2008 Delaware Democratic presidential primary

23 Democratic National Convention delegates (15 pledged, 8 unpledged) The number of pledged delegates received is determined by the popular vote
| Candidate | Barack Obama | Hillary Clinton |
| Home state | Illinois | New York |
| Delegate count | 9 | 6 |
| Popular vote | 51,148 | 40,760 |
| Percentage | 53.07% | 42.29% |
- Obama: 40–50% 50–60% 60–70% 70–80% 80–90% Clinton: 40–50% 50–60%

= 2008 Delaware Democratic presidential primary =

The 2008 Delaware Democratic presidential primary was held on Super Tuesday, February 5, 2008, and had a total of 15 delegates at stake. The winner in each of Delaware's subdivisions was awarded those subdivisions' delegates, totaling 10. Another five delegates were awarded to the statewide winner, Barack Obama. The 15 delegates represented Delaware at the Democratic National Convention in Denver, Colorado. Eight other unpledged delegates, known as superdelegates, also attended the convention and cast their votes as well.

==Results==

Delaware Democratic Presidential Primary Results – 2008
| Party |  | Candidate | Votes | Percentage | Delegates |
|  | Democratic | Barack Obama | 51,148 | 53.07% | 9 |
|  | Democratic | Hillary Clinton | 40,760 | 42.29% | 6 |
|  | Democratic | Joe Biden | 2,863 | 2.97% | 0 |
|  | Democratic | John Edwards | 1,241 | 1.29% | 0 |
|  | Democratic | Dennis Kucinich | 192 | 0.20% | 0 |
|  | Democratic | Christopher Dodd | 170 | 0.18% | 0 | - |
| Totals |  |  | 96,374 | 100.00% | 15 |
| Voter turnout |  |  | % |  | — |

==Analysis==

Barack Obama's win in the Delaware Democratic Primary can be traced to a number of factors. According to the exit polls, 64 percent of voters in the Delaware Democratic Primary were Caucasian and they favored Clinton by a margin of 56-40 compared to the 28 percent of African American voters who backed Obama by a margin of 86-9. Obama won all age groups except senior citizens ages 65 and over who strongly backed Clinton by a margin of 56-38. Obama also won middle class and more affluent voters making over $30,000 while Clinton won lower middle class and less affluent voters making less than $30,000. Obama also won higher-educated voters (college graduates 60-35; postgraduate studies 66-32) while high school graduates backed Clinton 51-44; both candidates evenly split voters who had some college and/or an associate degree 47-47. Registered Democrats favored Obama 54-42 while Independents also backed him by a margin of 50-44; he also won all ideological groups. Regarding religion, Obama won all major denominations except Roman Catholics who backed Clinton with a 60-35 margin – Obama won Protestants 51-47, other Christians 71-24, and atheists/agnostics 60-35.

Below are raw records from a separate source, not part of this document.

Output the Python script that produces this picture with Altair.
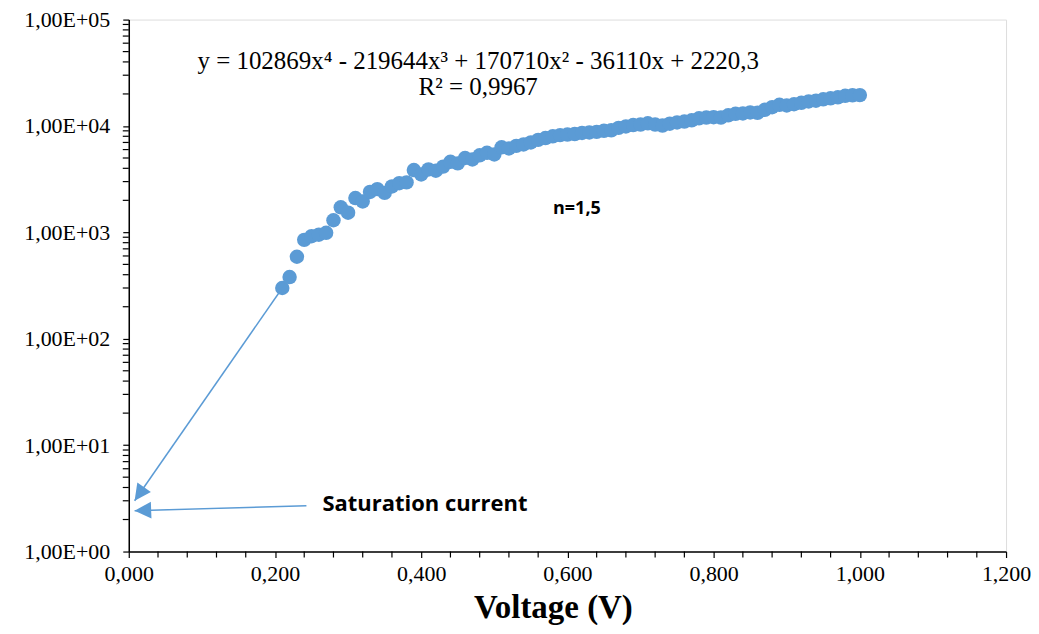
import altair as alt
import pandas as pd

# measured data (voltage V, current)
voltage = [0.21, 0.22, 0.23, 0.24, 0.25, 0.26, 0.27, 0.28, 0.29, 0.30,
           0.31, 0.32, 0.33, 0.34, 0.35, 0.36, 0.37, 0.38, 0.39, 0.40,
           0.41, 0.42, 0.43, 0.44, 0.45, 0.46, 0.47, 0.48, 0.49, 0.50,
           0.51, 0.52, 0.53, 0.54, 0.55, 0.56, 0.57, 0.58, 0.59, 0.60,
           0.61, 0.62, 0.63, 0.64, 0.65, 0.66, 0.67, 0.68, 0.69, 0.70,
           0.71, 0.72, 0.73, 0.74, 0.75, 0.76, 0.77, 0.78, 0.79, 0.80,
           0.81, 0.82, 0.83, 0.84, 0.85, 0.86, 0.87, 0.88, 0.89, 0.90,
           0.91, 0.92, 0.93, 0.94, 0.95, 0.96, 0.97, 0.98, 0.99, 1.00]
current = [300, 380, 590, 850, 920, 950, 990, 1300, 1720, 1530,
           2100, 1950, 2400, 2550, 2350, 2700, 2900, 2950, 3850, 3500,
           3900, 3800, 4150, 4600, 4450, 5000, 4850, 5300, 5600, 5400,
           6300, 6150, 6500, 6700, 7000, 7400, 7700, 8000, 8200, 8300,
           8400, 8600, 8700, 8800, 9000, 9100, 9600, 9900, 10200, 10300,
           10600, 10300, 10100, 10500, 10800, 11000, 11300, 11800, 12000, 12100,
           12000, 12600, 13000, 13100, 13400, 13300, 14200, 15000, 15800, 15600,
           16000, 16500, 17000, 17300, 17800, 18200, 18600, 19200, 19400, 19500]

# axis tick values
x_major = [0.0, 0.2, 0.4, 0.6, 0.8, 1.0, 1.2]
x_minor = [0.04, 0.08, 0.12, 0.16, 0.24, 0.28, 0.32, 0.36,
           0.44, 0.48, 0.52, 0.56, 0.64, 0.68, 0.72, 0.76,
           0.84, 0.88, 0.92, 0.96, 1.04, 1.08, 1.12, 1.16]
y_major = [1, 10, 100, 1000, 10000, 100000]
y_minor = [2, 3, 4, 5, 6, 7, 8, 9,
           20, 30, 40, 50, 60, 70, 80, 90,
           200, 300, 400, 500, 600, 700, 800, 900,
           2000, 3000, 4000, 5000, 6000, 7000, 8000, 9000,
           20000, 30000, 40000, 50000, 60000, 70000, 80000, 90000]

# annotation arrows (start -> tip) in data coordinates
arrow_x1 = [0.21, 0.243]
arrow_y1 = [300, 2.7]
arrow_x2 = [0.008, 0.008]
arrow_y2 = [3.0, 2.42]
arrow_angle = [215, 268]

# text annotations
text_labels = ["y = 102869x⁴ - 219644x³ + 170710x² - 36110x + 2220,3", "R² = 0,9967"]
text_x = [0.478, 0.478]
text_y = [40400, 23000]
note_labels = ["n=1,5", "Saturation current"]
note_x = [0.613, 0.265]
note_y = [1650, 2.82]

BLUE = "#5B9BD5"
W, H = 879, 533

df = pd.DataFrame({"v": voltage, "i": current})
arrows = pd.DataFrame({"x1": arrow_x1, "y1": arrow_y1, "x2": arrow_x2, "y2": arrow_y2, "ang": arrow_angle})
texts = pd.DataFrame({"t": text_labels, "x": text_x, "y": text_y})
notes_c = pd.DataFrame({"t": note_labels[:1], "x": note_x[:1], "y": note_y[:1]})
notes_l = pd.DataFrame({"t": note_labels[1:], "x": note_x[1:], "y": note_y[1:]})
xmin_df = pd.DataFrame({"x": x_minor})
ymin_df = pd.DataFrame({"y": y_minor})

x_scale = alt.Scale(domain=[0, 1.2], nice=False, zero=False)
y_scale = alt.Scale(type="log", domain=[1, 100000], nice=False)

x_axis = alt.Axis(
    values=x_major,
    labelExpr="replace(format(datum.value, '.3f'), '.', ',')",
    title="Voltage (V)", titleFont="Liberation Serif", titleFontSize=33, titleFontWeight="bold",
    titleColor="black", titlePadding=7, titleX=425, titleAlign="center",
    labelFont="Liberation Serif", labelFontSize=22, labelColor="black", labelFlush=False,
    labelOverlap=False, labelPadding=6,
    tickSize=6, tickColor="black", tickWidth=1.2, domainColor="black", domainWidth=1.5, grid=False,
)
y_axis = alt.Axis(
    values=y_major,
    labelExpr="'1,00E+0' + round(log(datum.value)/LN10)",
    title=None,
    labelFont="Liberation Serif", labelFontSize=22, labelColor="black", labelFlush=False,
    labelOverlap=False, labelPadding=13,
    tickSize=6, tickColor="black", tickWidth=1.2, domainColor="black", domainWidth=1.5, grid=False,
    minExtent=121, maxExtent=121,
)

points = alt.Chart(df).mark_circle(size=210, color=BLUE, opacity=1).encode(
    x=alt.X("v:Q", scale=x_scale, axis=x_axis),
    y=alt.Y("i:Q", scale=y_scale, axis=y_axis),
)

x_minor_ticks = alt.Chart(xmin_df).mark_rule(color="black", strokeWidth=1.2).encode(
    x=alt.X("x:Q", scale=x_scale), y=alt.value(H), y2=alt.value(H + 6),
)
y_minor_ticks = alt.Chart(ymin_df).mark_rule(color="black", strokeWidth=1.2).encode(
    y=alt.Y("y:Q", scale=y_scale), x=alt.value(-6), x2=alt.value(0),
)

lines = alt.Chart(arrows).mark_rule(color=BLUE, strokeWidth=1.5).encode(
    x=alt.X("x1:Q", scale=x_scale), y=alt.Y("y1:Q", scale=y_scale),
    x2="x2:Q", y2="y2:Q",
)

heads = alt.Chart(arrows).mark_point(
    shape="M0,0 L-0.5,1 L0.5,1 Z", filled=True, color=BLUE, opacity=1, size=1100, strokeWidth=0,
).encode(
    x=alt.X("x2:Q", scale=x_scale), y=alt.Y("y2:Q", scale=y_scale),
    angle=alt.Angle("ang:Q", scale=None),
)

eq = alt.Chart(texts).mark_text(
    font="Liberation Serif", fontSize=25, color="black", align="center", baseline="middle",
).encode(x=alt.X("x:Q", scale=x_scale), y=alt.Y("y:Q", scale=y_scale), text="t:N")

n_txt = alt.Chart(notes_c).mark_text(
    font="Open Sans", fontSize=18, fontWeight="bold", color="black", align="center", baseline="middle",
).encode(x=alt.X("x:Q", scale=x_scale), y=alt.Y("y:Q", scale=y_scale), text="t:N")

sat_txt = alt.Chart(notes_l).mark_text(
    font="Open Sans", fontSize=22, fontWeight="bold", color="black", align="left", baseline="middle",
).encode(x=alt.X("x:Q", scale=x_scale), y=alt.Y("y:Q", scale=y_scale), text="t:N")

chart = alt.layer(points, x_minor_ticks, y_minor_ticks, lines, heads, eq, n_txt, sat_txt).properties(
    width=W, height=H,
    padding={"left": 0, "top": 0, "right": 0, "bottom": 0},
).configure_view(stroke=None).configure(background="white")

chart.save("out.html", embed_options={"renderer": "svg", "actions": False})
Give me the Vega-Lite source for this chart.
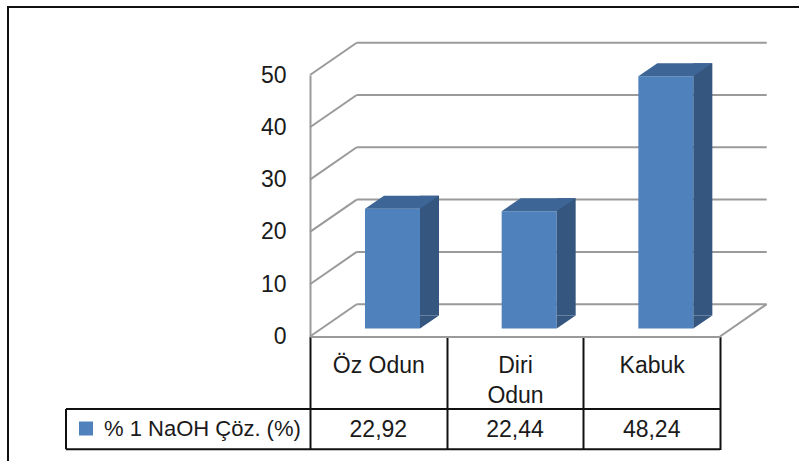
{
  "$schema": "https://vega.github.io/schema/vega-lite/v6.json",
  "autosize": {"type": "none"},
  "padding": {"left": 8, "top": 7, "right": 0, "bottom": 0},
  "width": 791,
  "height": 454,
  "background": "#ffffff",
  "config": {
    "locale": {"number": {"decimal": ",", "thousands": ".", "grouping": [3], "currency": ["", " TL"]}},
    "font": "Liberation Sans",
    "view": {"stroke": "#111111", "strokeWidth": 2, "strokeDash": [791, 1245, 454]},
    "axis": {"labelFont": "Liberation Sans", "labelFontSize": 23, "labelColor": "#1a1a1a", "title": null, "grid": false}
  },
  "datasets": {
    "olcum": [
      {"kategori": "Öz Odun", "seri": "% 1 NaOH Çöz. (%)", "deger": 22.92},
      {"kategori": "Diri Odun", "seri": "% 1 NaOH Çöz. (%)", "deger": 22.44},
      {"kategori": "Kabuk", "seri": "% 1 NaOH Çöz. (%)", "deger": 48.24}
    ],
    "izgara": [{"v": 0}, {"v": 10}, {"v": 20}, {"v": 30}, {"v": 40}, {"v": 50}]
  },
  "data": {"name": "olcum"},
  "encoding": {
    "x": {
      "field": "kategori", "type": "nominal",
      "scale": {"type": "band", "domain": ["Öz Odun", "Diri Odun", "Kabuk"], "range": [302, 712], "paddingInner": 0, "paddingOuter": 0},
      "axis": {
        "orient": "bottom", "offset": -124.5,
        "domainColor": "#9a9a9a", "domainWidth": 2,
        "ticks": true, "tickBand": "extent", "tickColor": "#111111", "tickWidth": 2, "tickSize": 113,
        "labelPadding": -77.5, "labelBaseline": "alphabetic", "labelAngle": 0, "labelLineHeight": 30,
        "labelExpr": "length(datum.label) > 8 ? split(datum.label, ' ') : datum.label",
        "labelOverlap": false, "labelFlush": false, "labelLimit": 0
      }
    }
  },
  "layer": [
    {
      "data": {"name": "izgara"},
      "mark": {"type": "rule", "color": "#9a9a9a", "strokeWidth": 2, "xOffset": 46.7, "x2Offset": 46.7, "yOffset": -32.3},
      "encoding": {
        "x": {"datum": "Öz Odun", "bandPosition": 0},
        "x2": {"datum": "Kabuk", "bandPosition": 1},
        "y": {
          "field": "v", "type": "quantitative",
          "scale": {"domain": [0, 50], "range": [329.5, 68], "nice": false, "zero": true},
          "axis": {
            "orient": "left", "offset": -302, "values": [0, 10, 20, 30, 40, 50],
            "domainColor": "#9a9a9a", "domainWidth": 2, "ticks": false, "labelPadding": 24
          }
        }
      }
    },
    {
      "data": {"name": "izgara"},
      "mark": {"type": "rule", "color": "#9a9a9a", "strokeWidth": 2, "x2Offset": 46.7, "y2Offset": -32.3},
      "encoding": {
        "x": {"datum": "Öz Odun", "bandPosition": 0},
        "x2": {"datum": "Öz Odun", "bandPosition": 0},
        "y": {"field": "v", "type": "quantitative"},
        "y2": {"field": "v"}
      }
    },
    {
      "transform": [{"filter": "datum.kategori == 'Kabuk'"}],
      "mark": {"type": "rule", "color": "#9a9a9a", "strokeWidth": 2, "x2Offset": 46.7, "y2Offset": -32.3},
      "encoding": {
        "x": {"datum": "Kabuk", "bandPosition": 1},
        "x2": {"datum": "Kabuk", "bandPosition": 1},
        "y": {"datum": 0, "type": "quantitative"},
        "y2": {"datum": 0}
      }
    },
    {
      "mark": {"type": "bar", "width": 55, "xOffset": 14.17, "yOffset": -8, "y2Offset": -8},
      "encoding": {
        "y": {"field": "deger", "type": "quantitative"},
        "y2": {"datum": 0},
        "color": {
          "field": "seri", "type": "nominal",
          "scale": {"range": ["#4f81bd"]},
          "legend": {
            "orient": "none", "legendX": 67, "legendY": 410.5, "title": null,
            "symbolType": "square", "symbolSize": 196, "symbolStrokeWidth": 0, "symbolOpacity": 1,
            "labelFont": "Liberation Sans", "labelFontSize": 22, "labelColor": "#1a1a1a",
            "labelOffset": 7, "padding": 0, "labelLimit": 0
          }
        }
      }
    },
    {
      "mark": {"type": "bar", "width": 19, "color": "#34567f", "xOffset": 51.17, "yOffset": -21, "y2Offset": -21},
      "encoding": {
        "y": {"field": "deger", "type": "quantitative"},
        "y2": {"datum": 0}
      }
    },
    {
      "mark": {"type": "point", "shape": "M0,0L0,-13L19,-13Z", "size": 4, "filled": true, "opacity": 1, "strokeWidth": 0, "color": "#34567f", "xOffset": 41.67, "yOffset": -8},
      "encoding": {
        "y": {"datum": 0, "type": "quantitative"}
      }
    },
    {
      "mark": {"type": "point", "shape": "M0,0L55,0L74,-13L19,-13Z", "size": 4, "filled": true, "opacity": 1, "strokeWidth": 0, "color": "#3d6596", "xOffset": -13.33, "yOffset": -8},
      "encoding": {
        "y": {"field": "deger", "type": "quantitative"}
      }
    },
    {
      "transform": [{"filter": "datum.kategori == 'Kabuk'"}],
      "mark": {"type": "rule", "color": "#111111", "strokeWidth": 2, "xOffset": -244, "yOffset": 72.5},
      "encoding": {
        "x": {"datum": "Öz Odun", "bandPosition": 0},
        "x2": {"datum": "Kabuk", "bandPosition": 1},
        "y": {"datum": 0, "type": "quantitative"}
      }
    },
    {
      "transform": [{"filter": "datum.kategori == 'Kabuk'"}],
      "mark": {"type": "rule", "color": "#111111", "strokeWidth": 2, "xOffset": -244, "yOffset": 112.8},
      "encoding": {
        "x": {"datum": "Öz Odun", "bandPosition": 0},
        "x2": {"datum": "Kabuk", "bandPosition": 1},
        "y": {"datum": 0, "type": "quantitative"}
      }
    },
    {
      "transform": [{"filter": "datum.kategori == 'Kabuk'"}],
      "mark": {"type": "rule", "color": "#111111", "strokeWidth": 2, "xOffset": -244, "yOffset": 72.5, "y2Offset": 112.8},
      "encoding": {
        "x": {"datum": "Öz Odun", "bandPosition": 0},
        "y": {"datum": 0, "type": "quantitative"},
        "y2": {"datum": 0}
      }
    },
    {
      "mark": {"type": "text", "align": "center", "baseline": "alphabetic", "fontSize": 23, "color": "#1a1a1a", "yOffset": 100.5},
      "encoding": {
        "y": {"datum": 0, "type": "quantitative"},
        "text": {"field": "deger", "type": "quantitative", "format": ".2f"}
      }
    }
  ]
}
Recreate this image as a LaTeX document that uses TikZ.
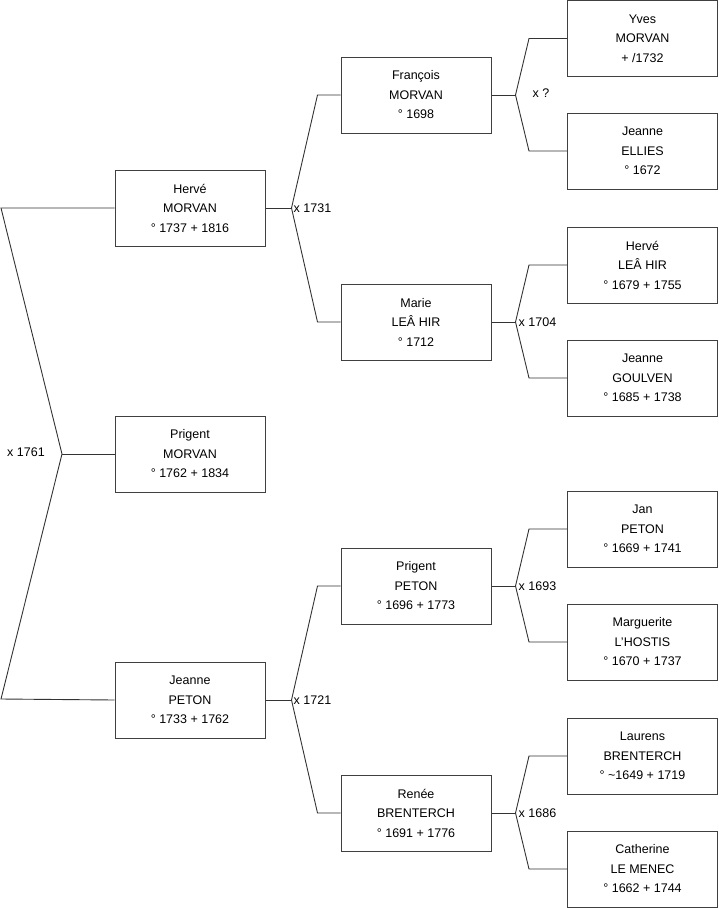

Obama performed best in New Castle County, the most populous and urban part of the state which contains Wilmington as well as a large population of African Americans, which he won by a 56.49-39.69 margin of victory. He also narrowly won neighboring Kent County to the south, which contains the state capital of Dover, with 51.76 percent of the vote. Clinton won Sussex County in Southern Delaware, the more rural and conservative part of the state, with 52.73 percent of the vote.